→ **Work required**: Please quote every line word for word.

→ **Recorded data**:

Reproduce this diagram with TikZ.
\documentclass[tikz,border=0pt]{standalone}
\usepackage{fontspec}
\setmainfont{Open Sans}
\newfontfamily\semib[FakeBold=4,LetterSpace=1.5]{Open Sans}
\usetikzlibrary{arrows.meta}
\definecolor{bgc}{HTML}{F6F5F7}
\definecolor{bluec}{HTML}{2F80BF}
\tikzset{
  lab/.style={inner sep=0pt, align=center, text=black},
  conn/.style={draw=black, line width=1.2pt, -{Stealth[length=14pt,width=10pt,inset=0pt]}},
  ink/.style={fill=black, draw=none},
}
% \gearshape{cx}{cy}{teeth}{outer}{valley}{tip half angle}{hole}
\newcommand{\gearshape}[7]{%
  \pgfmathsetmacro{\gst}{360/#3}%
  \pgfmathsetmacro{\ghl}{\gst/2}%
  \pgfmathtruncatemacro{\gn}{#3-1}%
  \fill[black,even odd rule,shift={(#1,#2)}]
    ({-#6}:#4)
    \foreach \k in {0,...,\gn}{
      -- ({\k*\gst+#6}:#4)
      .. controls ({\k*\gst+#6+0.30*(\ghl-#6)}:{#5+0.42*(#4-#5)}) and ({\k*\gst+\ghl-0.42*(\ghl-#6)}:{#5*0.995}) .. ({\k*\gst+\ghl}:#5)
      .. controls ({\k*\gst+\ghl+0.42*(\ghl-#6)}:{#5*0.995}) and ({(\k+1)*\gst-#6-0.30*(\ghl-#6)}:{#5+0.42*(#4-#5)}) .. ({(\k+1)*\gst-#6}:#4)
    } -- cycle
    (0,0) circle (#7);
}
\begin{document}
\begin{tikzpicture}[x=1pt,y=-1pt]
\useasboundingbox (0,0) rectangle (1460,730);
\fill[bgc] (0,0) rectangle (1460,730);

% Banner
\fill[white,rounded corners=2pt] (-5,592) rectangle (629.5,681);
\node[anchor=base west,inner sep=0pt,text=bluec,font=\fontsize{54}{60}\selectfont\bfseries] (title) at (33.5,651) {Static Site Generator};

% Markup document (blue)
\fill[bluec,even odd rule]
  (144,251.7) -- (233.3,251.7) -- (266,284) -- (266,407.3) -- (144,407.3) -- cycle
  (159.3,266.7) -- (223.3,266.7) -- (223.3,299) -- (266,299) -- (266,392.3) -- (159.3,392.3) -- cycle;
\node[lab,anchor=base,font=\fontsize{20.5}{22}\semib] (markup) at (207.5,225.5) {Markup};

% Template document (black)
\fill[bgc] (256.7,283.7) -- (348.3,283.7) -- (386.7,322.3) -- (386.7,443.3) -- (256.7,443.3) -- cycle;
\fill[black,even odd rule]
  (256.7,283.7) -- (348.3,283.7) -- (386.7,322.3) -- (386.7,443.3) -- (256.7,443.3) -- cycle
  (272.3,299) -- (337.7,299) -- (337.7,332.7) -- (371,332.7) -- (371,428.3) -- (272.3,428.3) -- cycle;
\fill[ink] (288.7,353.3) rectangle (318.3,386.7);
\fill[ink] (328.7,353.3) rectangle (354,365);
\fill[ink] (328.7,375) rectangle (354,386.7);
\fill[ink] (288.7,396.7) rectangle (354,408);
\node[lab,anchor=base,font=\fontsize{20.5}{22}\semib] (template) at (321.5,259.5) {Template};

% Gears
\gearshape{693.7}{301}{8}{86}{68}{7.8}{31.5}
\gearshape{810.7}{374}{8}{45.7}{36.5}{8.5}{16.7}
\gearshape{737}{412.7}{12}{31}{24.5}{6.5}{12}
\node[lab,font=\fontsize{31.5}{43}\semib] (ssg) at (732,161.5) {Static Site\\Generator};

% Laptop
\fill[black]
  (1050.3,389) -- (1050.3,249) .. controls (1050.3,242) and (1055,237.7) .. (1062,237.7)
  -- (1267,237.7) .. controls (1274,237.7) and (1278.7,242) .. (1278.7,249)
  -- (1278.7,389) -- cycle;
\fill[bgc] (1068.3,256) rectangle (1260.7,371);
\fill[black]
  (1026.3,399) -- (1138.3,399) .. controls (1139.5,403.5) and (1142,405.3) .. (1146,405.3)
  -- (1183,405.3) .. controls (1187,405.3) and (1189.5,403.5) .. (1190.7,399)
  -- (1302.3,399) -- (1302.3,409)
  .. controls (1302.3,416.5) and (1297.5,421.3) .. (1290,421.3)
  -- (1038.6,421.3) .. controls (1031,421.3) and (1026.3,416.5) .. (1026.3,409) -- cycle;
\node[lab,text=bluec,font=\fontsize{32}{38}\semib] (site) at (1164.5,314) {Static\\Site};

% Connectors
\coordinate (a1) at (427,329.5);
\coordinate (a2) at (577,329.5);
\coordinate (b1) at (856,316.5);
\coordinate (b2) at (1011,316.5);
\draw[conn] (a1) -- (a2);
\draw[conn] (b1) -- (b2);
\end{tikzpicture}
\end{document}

→ **Result of the exercise**:
Reproduce this diagram with TikZ.
\documentclass[tikz,border=0pt]{standalone}
\usepackage{fontspec}
\setmainfont{Open Sans}
\newfontfamily\semib[FakeBold=4,LetterSpace=1.5]{Open Sans}
\usetikzlibrary{arrows.meta}
\definecolor{bgc}{HTML}{F6F5F7}
\definecolor{bluec}{HTML}{2F80BF}
\tikzset{
  lab/.style={inner sep=0pt, align=center, text=black},
  conn/.style={draw=black, line width=1.2pt, -{Stealth[length=14pt,width=10pt,inset=0pt]}},
  ink/.style={fill=black, draw=none},
}
% \gearshape{cx}{cy}{teeth}{outer}{valley}{tip half angle}{hole}
\newcommand{\gearshape}[7]{%
  \pgfmathsetmacro{\gst}{360/#3}%
  \pgfmathsetmacro{\ghl}{\gst/2}%
  \pgfmathtruncatemacro{\gn}{#3-1}%
  \fill[black,even odd rule,shift={(#1,#2)}]
    ({-#6}:#4)
    \foreach \k in {0,...,\gn}{
      -- ({\k*\gst+#6}:#4)
      .. controls ({\k*\gst+#6+0.30*(\ghl-#6)}:{#5+0.42*(#4-#5)}) and ({\k*\gst+\ghl-0.42*(\ghl-#6)}:{#5*0.995}) .. ({\k*\gst+\ghl}:#5)
      .. controls ({\k*\gst+\ghl+0.42*(\ghl-#6)}:{#5*0.995}) and ({(\k+1)*\gst-#6-0.30*(\ghl-#6)}:{#5+0.42*(#4-#5)}) .. ({(\k+1)*\gst-#6}:#4)
    } -- cycle
    (0,0) circle (#7);
}
\begin{document}
\begin{tikzpicture}[x=1pt,y=-1pt]
\useasboundingbox (0,0) rectangle (1460,730);
\fill[bgc] (0,0) rectangle (1460,730);

% Banner
\fill[white,rounded corners=2pt] (-5,592) rectangle (629.5,681);
\node[anchor=base west,inner sep=0pt,text=bluec,font=\fontsize{54}{60}\selectfont\bfseries] (title) at (33.5,651) {Static Site Generator};

% Markup document (blue)
\fill[bluec,even odd rule]
  (144,251.7) -- (233.3,251.7) -- (266,284) -- (266,407.3) -- (144,407.3) -- cycle
  (159.3,266.7) -- (223.3,266.7) -- (223.3,299) -- (266,299) -- (266,392.3) -- (159.3,392.3) -- cycle;
\node[lab,anchor=base,font=\fontsize{20.5}{22}\semib] (markup) at (207.5,225.5) {Markup};

% Template document (black)
\fill[bgc] (256.7,283.7) -- (348.3,283.7) -- (386.7,322.3) -- (386.7,443.3) -- (256.7,443.3) -- cycle;
\fill[black,even odd rule]
  (256.7,283.7) -- (348.3,283.7) -- (386.7,322.3) -- (386.7,443.3) -- (256.7,443.3) -- cycle
  (272.3,299) -- (337.7,299) -- (337.7,332.7) -- (371,332.7) -- (371,428.3) -- (272.3,428.3) -- cycle;
\fill[ink] (288.7,353.3) rectangle (318.3,386.7);
\fill[ink] (328.7,353.3) rectangle (354,365);
\fill[ink] (328.7,375) rectangle (354,386.7);
\fill[ink] (288.7,396.7) rectangle (354,408);
\node[lab,anchor=base,font=\fontsize{20.5}{22}\semib] (template) at (321.5,259.5) {Template};

% Gears
\gearshape{693.7}{301}{8}{86}{68}{7.8}{31.5}
\gearshape{810.7}{374}{8}{45.7}{36.5}{8.5}{16.7}
\gearshape{737}{412.7}{12}{31}{24.5}{6.5}{12}
\node[lab,font=\fontsize{31.5}{43}\semib] (ssg) at (732,161.5) {Static Site\\Generator};

% Laptop
\fill[black]
  (1050.3,389) -- (1050.3,249) .. controls (1050.3,242) and (1055,237.7) .. (1062,237.7)
  -- (1267,237.7) .. controls (1274,237.7) and (1278.7,242) .. (1278.7,249)
  -- (1278.7,389) -- cycle;
\fill[bgc] (1068.3,256) rectangle (1260.7,371);
\fill[black]
  (1026.3,399) -- (1138.3,399) .. controls (1139.5,403.5) and (1142,405.3) .. (1146,405.3)
  -- (1183,405.3) .. controls (1187,405.3) and (1189.5,403.5) .. (1190.7,399)
  -- (1302.3,399) -- (1302.3,409)
  .. controls (1302.3,416.5) and (1297.5,421.3) .. (1290,421.3)
  -- (1038.6,421.3) .. controls (1031,421.3) and (1026.3,416.5) .. (1026.3,409) -- cycle;
\node[lab,text=bluec,font=\fontsize{32}{38}\semib] (site) at (1164.5,314) {Static\\Site};

% Connectors
\coordinate (a1) at (427,329.5);
\coordinate (a2) at (577,329.5);
\coordinate (b1) at (856,316.5);
\coordinate (b2) at (1011,316.5);
\draw[conn] (a1) -- (a2);
\draw[conn] (b1) -- (b2);
\end{tikzpicture}
\end{document}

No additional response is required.